Task directions ->
Return the records that follow unaltered. Omit every picture.

Source code of charts:
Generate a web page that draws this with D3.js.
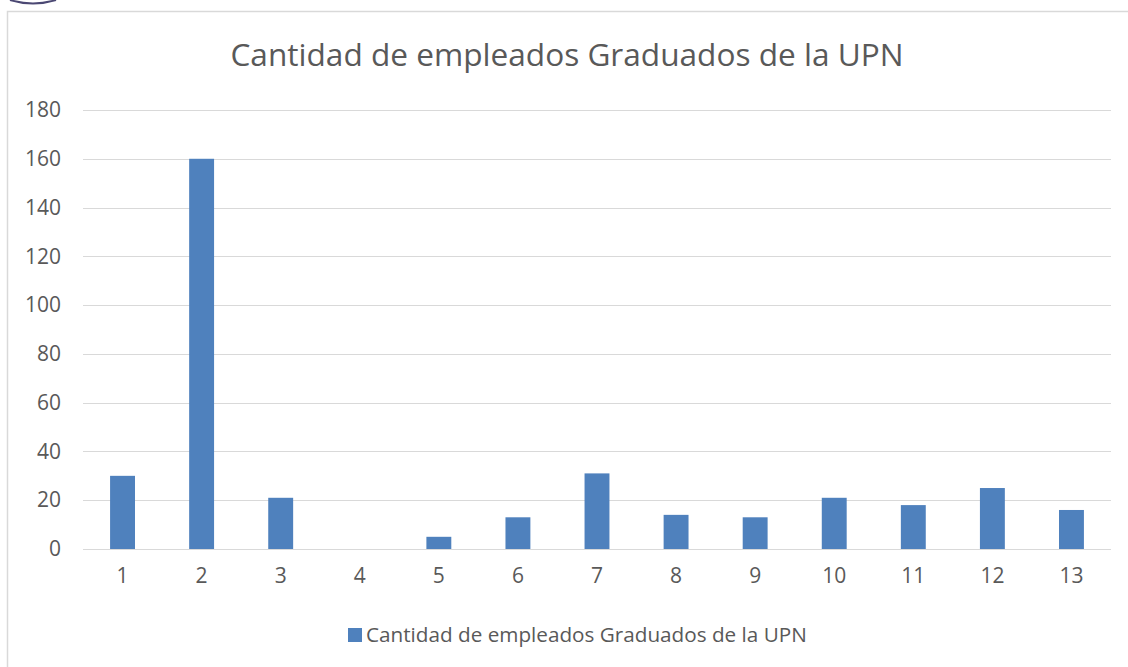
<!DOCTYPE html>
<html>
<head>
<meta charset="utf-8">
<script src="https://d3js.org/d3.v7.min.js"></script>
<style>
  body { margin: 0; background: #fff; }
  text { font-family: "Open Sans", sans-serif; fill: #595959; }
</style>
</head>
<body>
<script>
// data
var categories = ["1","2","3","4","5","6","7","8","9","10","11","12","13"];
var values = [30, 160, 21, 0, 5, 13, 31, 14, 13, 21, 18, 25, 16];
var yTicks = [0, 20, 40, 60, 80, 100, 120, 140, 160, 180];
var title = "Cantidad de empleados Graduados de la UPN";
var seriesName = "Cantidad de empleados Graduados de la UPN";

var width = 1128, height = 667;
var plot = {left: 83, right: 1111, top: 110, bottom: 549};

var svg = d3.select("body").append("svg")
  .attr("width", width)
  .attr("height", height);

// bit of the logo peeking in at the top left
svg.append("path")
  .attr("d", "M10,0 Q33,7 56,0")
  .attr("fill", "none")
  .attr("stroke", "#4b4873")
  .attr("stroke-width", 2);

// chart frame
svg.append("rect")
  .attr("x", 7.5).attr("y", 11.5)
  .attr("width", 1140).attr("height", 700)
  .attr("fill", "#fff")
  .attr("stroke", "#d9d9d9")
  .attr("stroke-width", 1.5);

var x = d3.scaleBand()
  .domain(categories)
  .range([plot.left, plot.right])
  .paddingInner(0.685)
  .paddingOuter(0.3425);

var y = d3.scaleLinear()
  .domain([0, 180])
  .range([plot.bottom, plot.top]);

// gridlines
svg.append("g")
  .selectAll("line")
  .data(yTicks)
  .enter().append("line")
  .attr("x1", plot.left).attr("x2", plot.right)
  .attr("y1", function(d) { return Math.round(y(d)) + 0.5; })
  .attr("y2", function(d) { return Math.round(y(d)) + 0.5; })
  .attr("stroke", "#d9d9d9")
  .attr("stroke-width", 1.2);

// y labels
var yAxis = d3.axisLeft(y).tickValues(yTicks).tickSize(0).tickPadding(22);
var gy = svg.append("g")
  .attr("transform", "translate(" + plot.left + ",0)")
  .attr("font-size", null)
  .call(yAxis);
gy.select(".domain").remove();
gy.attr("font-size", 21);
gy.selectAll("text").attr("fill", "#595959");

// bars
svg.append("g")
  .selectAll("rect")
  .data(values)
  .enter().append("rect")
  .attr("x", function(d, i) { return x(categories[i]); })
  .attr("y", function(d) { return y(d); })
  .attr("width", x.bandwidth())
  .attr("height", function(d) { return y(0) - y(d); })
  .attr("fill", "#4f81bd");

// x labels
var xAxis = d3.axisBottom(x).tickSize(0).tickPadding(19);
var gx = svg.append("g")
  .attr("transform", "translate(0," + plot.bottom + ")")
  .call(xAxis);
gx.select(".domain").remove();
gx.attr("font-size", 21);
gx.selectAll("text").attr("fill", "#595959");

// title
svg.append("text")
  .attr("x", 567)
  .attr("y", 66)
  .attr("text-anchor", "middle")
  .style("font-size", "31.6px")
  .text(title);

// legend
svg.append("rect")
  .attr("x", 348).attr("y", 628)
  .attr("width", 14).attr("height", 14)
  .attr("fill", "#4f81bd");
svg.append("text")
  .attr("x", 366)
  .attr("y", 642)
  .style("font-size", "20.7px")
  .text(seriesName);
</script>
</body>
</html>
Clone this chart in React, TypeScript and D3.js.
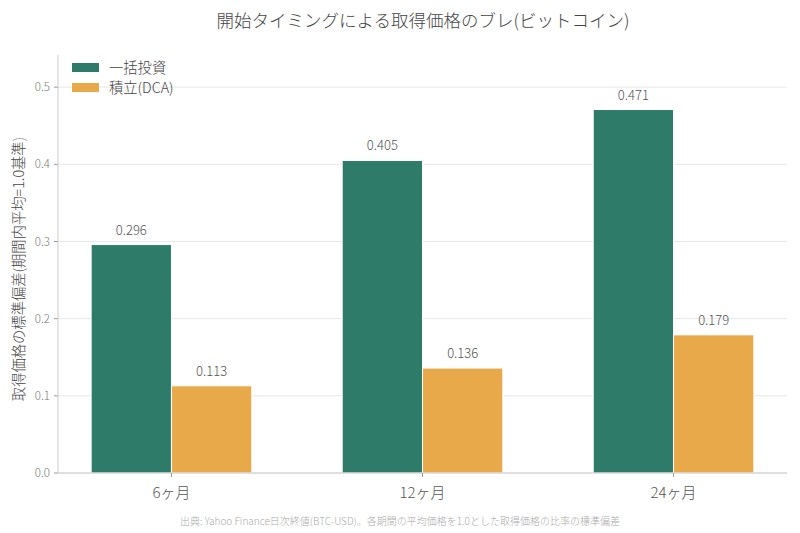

Exercise result ->
Generate a web page that draws this with D3.js.
<!DOCTYPE html>
<html>
<head>
<meta charset="utf-8">
<script src="https://d3js.org/d3.v7.min.js"></script>
<style>
  body { margin: 0; background: #fff; }
  text { font-family: "Open Sans", sans-serif; fill: #595959; }
</style>
</head>
<body>
<script>
// data
var categories = ["1","2","3","4","5","6","7","8","9","10","11","12","13"];
var values = [30, 160, 21, 0, 5, 13, 31, 14, 13, 21, 18, 25, 16];
var yTicks = [0, 20, 40, 60, 80, 100, 120, 140, 160, 180];
var title = "Cantidad de empleados Graduados de la UPN";
var seriesName = "Cantidad de empleados Graduados de la UPN";

var width = 1128, height = 667;
var plot = {left: 83, right: 1111, top: 110, bottom: 549};

var svg = d3.select("body").append("svg")
  .attr("width", width)
  .attr("height", height);

// bit of the logo peeking in at the top left
svg.append("path")
  .attr("d", "M10,0 Q33,7 56,0")
  .attr("fill", "none")
  .attr("stroke", "#4b4873")
  .attr("stroke-width", 2);

// chart frame
svg.append("rect")
  .attr("x", 7.5).attr("y", 11.5)
  .attr("width", 1140).attr("height", 700)
  .attr("fill", "#fff")
  .attr("stroke", "#d9d9d9")
  .attr("stroke-width", 1.5);

var x = d3.scaleBand()
  .domain(categories)
  .range([plot.left, plot.right])
  .paddingInner(0.685)
  .paddingOuter(0.3425);

var y = d3.scaleLinear()
  .domain([0, 180])
  .range([plot.bottom, plot.top]);

// gridlines
svg.append("g")
  .selectAll("line")
  .data(yTicks)
  .enter().append("line")
  .attr("x1", plot.left).attr("x2", plot.right)
  .attr("y1", function(d) { return Math.round(y(d)) + 0.5; })
  .attr("y2", function(d) { return Math.round(y(d)) + 0.5; })
  .attr("stroke", "#d9d9d9")
  .attr("stroke-width", 1.2);

// y labels
var yAxis = d3.axisLeft(y).tickValues(yTicks).tickSize(0).tickPadding(22);
var gy = svg.append("g")
  .attr("transform", "translate(" + plot.left + ",0)")
  .attr("font-size", null)
  .call(yAxis);
gy.select(".domain").remove();
gy.attr("font-size", 21);
gy.selectAll("text").attr("fill", "#595959");

// bars
svg.append("g")
  .selectAll("rect")
  .data(values)
  .enter().append("rect")
  .attr("x", function(d, i) { return x(categories[i]); })
  .attr("y", function(d) { return y(d); })
  .attr("width", x.bandwidth())
  .attr("height", function(d) { return y(0) - y(d); })
  .attr("fill", "#4f81bd");

// x labels
var xAxis = d3.axisBottom(x).tickSize(0).tickPadding(19);
var gx = svg.append("g")
  .attr("transform", "translate(0," + plot.bottom + ")")
  .call(xAxis);
gx.select(".domain").remove();
gx.attr("font-size", 21);
gx.selectAll("text").attr("fill", "#595959");

// title
svg.append("text")
  .attr("x", 567)
  .attr("y", 66)
  .attr("text-anchor", "middle")
  .style("font-size", "31.6px")
  .text(title);

// legend
svg.append("rect")
  .attr("x", 348).attr("y", 628)
  .attr("width", 14).attr("height", 14)
  .attr("fill", "#4f81bd");
svg.append("text")
  .attr("x", 366)
  .attr("y", 642)
  .style("font-size", "20.7px")
  .text(seriesName);
</script>
</body>
</html>
Clone this chart in React, TypeScript and D3.js.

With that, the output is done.